[start Stored data]
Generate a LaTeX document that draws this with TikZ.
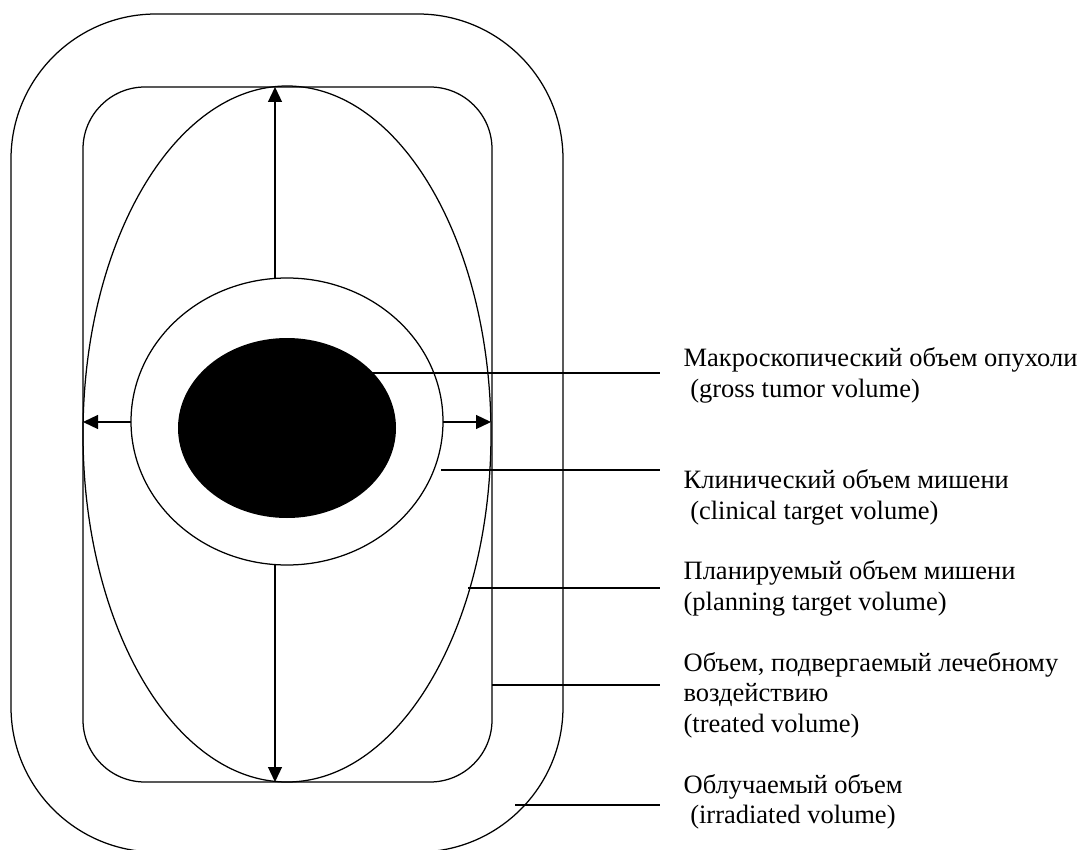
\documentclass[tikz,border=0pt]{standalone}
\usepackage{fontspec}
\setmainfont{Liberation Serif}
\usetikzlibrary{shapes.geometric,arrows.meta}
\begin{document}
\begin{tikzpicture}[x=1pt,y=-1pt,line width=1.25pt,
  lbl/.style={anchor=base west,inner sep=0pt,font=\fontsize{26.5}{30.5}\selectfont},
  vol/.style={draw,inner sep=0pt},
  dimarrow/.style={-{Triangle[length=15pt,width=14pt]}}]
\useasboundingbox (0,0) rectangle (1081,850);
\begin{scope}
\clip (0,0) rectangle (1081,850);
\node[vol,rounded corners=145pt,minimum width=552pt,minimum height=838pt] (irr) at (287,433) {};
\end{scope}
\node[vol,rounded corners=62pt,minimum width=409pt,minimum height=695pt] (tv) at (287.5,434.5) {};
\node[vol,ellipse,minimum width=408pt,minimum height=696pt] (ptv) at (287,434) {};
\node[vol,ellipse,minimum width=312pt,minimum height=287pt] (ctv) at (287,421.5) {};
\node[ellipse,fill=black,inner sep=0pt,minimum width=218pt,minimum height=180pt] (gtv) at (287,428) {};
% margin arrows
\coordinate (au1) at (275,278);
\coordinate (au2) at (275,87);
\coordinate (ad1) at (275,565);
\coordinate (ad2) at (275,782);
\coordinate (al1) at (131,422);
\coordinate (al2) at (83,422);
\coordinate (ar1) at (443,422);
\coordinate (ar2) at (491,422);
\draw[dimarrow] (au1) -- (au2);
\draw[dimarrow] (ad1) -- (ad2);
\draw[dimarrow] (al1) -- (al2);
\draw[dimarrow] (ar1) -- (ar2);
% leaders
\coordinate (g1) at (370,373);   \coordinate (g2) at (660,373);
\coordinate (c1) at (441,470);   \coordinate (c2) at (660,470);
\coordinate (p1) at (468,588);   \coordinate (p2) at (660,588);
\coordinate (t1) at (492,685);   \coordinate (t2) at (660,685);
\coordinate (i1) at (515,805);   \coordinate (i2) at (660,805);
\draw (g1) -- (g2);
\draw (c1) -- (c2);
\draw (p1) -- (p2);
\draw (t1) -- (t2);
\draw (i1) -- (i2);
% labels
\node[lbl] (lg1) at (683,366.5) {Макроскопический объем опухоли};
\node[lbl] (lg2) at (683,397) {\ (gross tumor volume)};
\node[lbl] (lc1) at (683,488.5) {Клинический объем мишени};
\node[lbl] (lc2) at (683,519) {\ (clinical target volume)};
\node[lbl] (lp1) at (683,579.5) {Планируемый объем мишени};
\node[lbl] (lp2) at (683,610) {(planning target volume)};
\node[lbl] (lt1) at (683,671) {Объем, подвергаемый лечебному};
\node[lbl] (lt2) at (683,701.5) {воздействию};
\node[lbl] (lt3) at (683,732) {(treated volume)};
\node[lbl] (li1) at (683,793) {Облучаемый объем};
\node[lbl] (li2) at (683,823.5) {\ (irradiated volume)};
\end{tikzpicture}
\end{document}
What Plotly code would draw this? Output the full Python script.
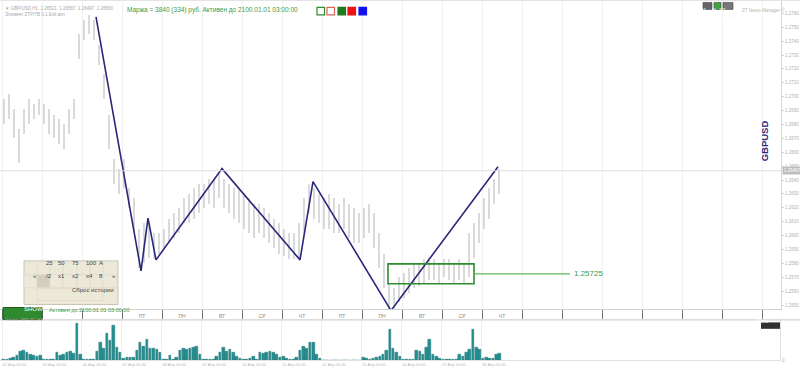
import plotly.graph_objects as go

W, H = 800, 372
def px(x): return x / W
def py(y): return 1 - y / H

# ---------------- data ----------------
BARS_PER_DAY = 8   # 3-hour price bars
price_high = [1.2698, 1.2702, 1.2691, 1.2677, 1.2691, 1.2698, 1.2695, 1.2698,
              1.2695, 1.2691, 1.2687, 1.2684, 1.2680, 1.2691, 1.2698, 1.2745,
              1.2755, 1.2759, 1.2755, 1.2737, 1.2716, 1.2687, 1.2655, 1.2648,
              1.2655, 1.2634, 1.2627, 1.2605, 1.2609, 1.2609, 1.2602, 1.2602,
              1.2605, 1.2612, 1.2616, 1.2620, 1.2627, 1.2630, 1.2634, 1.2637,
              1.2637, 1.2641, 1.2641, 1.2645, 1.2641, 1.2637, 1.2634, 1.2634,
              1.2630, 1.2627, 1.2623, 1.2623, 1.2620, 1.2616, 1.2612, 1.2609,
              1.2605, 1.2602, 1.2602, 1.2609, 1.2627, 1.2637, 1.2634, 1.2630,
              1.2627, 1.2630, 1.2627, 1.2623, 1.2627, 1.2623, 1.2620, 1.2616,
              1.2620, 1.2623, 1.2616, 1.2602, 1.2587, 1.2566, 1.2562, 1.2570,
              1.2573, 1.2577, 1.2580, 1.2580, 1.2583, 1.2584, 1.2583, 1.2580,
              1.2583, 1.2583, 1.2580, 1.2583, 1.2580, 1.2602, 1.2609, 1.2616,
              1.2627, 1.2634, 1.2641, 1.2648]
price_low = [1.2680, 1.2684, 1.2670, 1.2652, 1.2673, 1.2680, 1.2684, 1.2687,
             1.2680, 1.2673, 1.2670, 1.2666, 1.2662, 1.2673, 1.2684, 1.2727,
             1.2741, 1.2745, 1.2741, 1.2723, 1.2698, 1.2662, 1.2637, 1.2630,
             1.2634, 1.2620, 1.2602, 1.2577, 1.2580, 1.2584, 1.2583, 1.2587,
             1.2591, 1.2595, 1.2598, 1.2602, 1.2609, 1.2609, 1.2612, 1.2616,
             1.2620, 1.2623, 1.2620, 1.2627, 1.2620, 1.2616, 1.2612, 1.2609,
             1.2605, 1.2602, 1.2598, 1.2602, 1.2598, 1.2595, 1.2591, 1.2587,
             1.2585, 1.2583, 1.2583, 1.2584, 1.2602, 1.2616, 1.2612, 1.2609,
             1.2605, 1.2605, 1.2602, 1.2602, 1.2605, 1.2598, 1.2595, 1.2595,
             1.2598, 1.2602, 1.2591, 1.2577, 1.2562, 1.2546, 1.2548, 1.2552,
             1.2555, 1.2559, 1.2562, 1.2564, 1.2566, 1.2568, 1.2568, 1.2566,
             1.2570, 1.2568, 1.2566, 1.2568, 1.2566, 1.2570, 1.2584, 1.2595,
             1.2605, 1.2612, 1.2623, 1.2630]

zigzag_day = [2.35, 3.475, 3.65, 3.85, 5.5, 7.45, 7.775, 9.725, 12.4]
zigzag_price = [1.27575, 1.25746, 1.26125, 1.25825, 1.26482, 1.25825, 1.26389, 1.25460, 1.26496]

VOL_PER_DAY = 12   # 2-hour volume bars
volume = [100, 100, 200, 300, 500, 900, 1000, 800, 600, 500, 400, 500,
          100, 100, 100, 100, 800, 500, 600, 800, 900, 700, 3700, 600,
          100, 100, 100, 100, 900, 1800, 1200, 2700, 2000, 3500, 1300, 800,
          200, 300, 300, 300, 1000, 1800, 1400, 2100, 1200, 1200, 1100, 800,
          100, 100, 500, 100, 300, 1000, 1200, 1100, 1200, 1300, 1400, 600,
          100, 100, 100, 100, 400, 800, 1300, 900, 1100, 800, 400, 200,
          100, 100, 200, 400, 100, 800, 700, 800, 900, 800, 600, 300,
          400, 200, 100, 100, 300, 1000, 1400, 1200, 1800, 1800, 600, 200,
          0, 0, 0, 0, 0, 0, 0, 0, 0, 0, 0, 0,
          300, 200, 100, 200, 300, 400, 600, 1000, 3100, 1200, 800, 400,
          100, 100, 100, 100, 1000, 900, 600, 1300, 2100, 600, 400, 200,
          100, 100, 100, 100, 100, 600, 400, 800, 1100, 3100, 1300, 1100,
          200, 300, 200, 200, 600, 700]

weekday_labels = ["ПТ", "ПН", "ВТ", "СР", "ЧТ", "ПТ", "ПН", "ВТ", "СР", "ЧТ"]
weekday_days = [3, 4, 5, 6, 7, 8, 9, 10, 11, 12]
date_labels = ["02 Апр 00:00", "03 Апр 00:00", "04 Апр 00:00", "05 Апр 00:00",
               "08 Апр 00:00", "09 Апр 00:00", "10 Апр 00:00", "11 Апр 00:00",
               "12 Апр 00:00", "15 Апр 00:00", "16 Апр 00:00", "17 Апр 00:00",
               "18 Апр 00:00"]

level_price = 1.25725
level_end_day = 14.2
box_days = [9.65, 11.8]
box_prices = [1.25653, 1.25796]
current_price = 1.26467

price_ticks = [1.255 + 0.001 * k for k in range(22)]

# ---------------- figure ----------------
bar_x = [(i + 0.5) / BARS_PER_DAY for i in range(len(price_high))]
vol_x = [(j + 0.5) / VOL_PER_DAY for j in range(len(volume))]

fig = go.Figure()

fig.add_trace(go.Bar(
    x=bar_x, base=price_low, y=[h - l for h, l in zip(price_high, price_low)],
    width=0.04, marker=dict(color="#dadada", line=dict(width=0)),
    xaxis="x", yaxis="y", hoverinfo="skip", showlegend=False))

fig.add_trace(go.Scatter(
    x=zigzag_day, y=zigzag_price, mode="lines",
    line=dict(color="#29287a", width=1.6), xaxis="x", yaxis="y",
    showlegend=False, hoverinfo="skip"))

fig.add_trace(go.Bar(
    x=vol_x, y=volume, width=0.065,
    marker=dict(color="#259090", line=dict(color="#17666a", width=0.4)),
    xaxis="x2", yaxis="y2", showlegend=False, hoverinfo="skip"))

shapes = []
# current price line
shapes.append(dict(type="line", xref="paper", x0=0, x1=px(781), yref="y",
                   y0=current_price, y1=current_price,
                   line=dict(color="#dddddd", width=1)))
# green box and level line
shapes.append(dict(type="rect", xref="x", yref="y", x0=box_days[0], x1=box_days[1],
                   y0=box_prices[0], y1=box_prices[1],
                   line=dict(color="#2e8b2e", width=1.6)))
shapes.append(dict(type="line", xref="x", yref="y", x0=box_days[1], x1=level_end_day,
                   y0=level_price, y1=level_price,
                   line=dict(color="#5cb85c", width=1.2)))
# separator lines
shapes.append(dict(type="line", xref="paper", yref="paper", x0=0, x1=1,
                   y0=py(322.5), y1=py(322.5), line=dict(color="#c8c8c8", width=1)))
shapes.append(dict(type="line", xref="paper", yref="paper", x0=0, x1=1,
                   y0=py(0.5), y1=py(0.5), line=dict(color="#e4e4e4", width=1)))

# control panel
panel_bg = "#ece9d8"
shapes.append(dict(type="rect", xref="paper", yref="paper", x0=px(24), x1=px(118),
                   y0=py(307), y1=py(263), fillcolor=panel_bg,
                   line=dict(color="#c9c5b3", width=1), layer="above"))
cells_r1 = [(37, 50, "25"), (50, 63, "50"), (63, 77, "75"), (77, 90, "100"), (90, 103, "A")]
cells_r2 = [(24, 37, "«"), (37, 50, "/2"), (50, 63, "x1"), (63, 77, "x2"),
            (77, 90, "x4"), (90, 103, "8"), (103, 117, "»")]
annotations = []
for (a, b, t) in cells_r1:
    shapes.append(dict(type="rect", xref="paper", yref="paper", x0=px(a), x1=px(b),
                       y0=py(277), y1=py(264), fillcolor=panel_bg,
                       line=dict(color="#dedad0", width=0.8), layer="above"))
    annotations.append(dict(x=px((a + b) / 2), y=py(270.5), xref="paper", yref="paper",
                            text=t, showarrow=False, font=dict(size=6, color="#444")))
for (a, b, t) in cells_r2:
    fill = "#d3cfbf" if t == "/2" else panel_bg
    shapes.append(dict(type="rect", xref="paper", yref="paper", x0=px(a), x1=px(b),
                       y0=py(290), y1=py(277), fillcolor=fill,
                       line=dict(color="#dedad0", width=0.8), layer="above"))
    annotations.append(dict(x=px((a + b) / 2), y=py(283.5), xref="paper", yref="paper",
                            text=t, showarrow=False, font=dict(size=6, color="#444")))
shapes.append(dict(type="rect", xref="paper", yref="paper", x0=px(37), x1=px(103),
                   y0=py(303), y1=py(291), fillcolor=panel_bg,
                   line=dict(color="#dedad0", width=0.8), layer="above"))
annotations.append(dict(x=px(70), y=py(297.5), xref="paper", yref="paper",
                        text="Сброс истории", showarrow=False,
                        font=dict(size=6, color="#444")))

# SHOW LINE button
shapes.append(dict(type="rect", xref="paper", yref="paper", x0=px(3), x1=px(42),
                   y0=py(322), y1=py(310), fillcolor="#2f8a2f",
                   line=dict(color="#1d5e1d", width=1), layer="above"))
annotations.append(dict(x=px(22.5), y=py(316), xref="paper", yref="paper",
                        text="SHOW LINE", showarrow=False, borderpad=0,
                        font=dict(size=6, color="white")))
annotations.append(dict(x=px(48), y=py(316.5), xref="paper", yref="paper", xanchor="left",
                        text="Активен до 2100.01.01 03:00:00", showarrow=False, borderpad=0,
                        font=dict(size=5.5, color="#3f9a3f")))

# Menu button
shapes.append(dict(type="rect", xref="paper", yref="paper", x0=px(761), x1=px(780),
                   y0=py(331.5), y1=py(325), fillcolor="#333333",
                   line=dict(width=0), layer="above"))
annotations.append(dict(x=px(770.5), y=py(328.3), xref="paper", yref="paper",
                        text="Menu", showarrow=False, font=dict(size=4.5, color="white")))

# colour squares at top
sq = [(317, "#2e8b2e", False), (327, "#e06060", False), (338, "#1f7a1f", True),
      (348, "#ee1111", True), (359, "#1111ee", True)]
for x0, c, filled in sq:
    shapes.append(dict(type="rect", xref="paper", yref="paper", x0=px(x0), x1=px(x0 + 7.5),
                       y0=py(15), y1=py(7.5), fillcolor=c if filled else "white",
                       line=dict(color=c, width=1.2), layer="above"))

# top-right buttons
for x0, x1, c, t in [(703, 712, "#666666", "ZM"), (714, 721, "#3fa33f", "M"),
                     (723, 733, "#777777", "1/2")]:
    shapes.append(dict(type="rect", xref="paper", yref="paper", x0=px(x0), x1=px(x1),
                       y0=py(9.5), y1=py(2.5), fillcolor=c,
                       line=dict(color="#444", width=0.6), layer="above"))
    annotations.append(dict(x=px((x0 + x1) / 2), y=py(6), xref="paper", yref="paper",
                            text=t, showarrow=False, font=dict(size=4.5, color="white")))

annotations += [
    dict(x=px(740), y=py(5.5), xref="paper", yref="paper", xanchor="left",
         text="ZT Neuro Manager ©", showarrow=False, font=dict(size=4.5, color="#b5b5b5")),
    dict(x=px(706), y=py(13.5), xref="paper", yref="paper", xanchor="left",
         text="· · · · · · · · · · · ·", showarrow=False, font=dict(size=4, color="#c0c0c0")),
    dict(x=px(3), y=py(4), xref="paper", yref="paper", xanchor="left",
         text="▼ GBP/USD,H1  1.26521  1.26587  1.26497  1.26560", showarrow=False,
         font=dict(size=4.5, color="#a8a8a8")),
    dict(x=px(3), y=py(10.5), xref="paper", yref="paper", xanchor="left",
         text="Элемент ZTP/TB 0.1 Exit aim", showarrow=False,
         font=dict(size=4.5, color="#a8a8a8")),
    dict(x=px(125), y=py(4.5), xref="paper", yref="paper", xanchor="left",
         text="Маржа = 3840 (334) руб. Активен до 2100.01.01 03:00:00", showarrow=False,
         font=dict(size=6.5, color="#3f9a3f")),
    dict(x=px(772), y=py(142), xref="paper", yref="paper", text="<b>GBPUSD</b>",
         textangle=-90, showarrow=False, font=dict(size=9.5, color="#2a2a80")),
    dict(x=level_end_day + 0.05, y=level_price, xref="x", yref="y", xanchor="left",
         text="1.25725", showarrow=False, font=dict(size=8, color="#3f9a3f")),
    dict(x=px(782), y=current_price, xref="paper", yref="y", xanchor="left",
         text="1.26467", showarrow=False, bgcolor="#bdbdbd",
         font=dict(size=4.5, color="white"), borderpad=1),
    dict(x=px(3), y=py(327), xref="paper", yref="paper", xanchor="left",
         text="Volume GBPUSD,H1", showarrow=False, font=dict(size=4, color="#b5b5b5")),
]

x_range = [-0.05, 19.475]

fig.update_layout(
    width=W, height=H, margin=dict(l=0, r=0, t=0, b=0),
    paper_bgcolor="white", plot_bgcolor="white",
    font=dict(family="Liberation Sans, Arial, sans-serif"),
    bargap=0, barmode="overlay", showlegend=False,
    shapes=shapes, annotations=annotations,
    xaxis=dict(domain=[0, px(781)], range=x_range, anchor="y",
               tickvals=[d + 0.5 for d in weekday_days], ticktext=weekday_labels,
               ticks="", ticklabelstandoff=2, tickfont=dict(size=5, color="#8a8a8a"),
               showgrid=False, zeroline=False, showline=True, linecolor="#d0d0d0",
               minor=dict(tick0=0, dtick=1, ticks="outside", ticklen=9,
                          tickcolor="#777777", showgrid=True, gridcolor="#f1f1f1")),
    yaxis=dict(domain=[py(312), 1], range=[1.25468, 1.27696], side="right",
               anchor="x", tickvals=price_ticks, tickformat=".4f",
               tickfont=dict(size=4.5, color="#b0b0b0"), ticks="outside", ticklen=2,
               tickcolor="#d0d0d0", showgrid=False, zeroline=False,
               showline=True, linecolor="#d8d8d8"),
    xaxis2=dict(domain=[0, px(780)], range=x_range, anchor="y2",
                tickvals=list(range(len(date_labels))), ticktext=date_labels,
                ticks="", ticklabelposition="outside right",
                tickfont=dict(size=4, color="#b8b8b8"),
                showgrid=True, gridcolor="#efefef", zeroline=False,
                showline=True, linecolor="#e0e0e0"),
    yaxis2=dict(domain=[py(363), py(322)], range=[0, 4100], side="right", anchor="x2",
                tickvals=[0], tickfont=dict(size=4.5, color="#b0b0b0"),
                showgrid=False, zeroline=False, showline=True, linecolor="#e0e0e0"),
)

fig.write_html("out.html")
[end Stored data]
> [Exercise description] Extract the part of the records that opens with the line containing "What Plotly code" and closes with the line containing "def py(y): return 1 - y / H". Take only those lines, exactly, and no pictures.

> [Solved problem]
What Plotly code would draw this? Output the full Python script.
import plotly.graph_objects as go

W, H = 800, 372
def px(x): return x / W
def py(y): return 1 - y / H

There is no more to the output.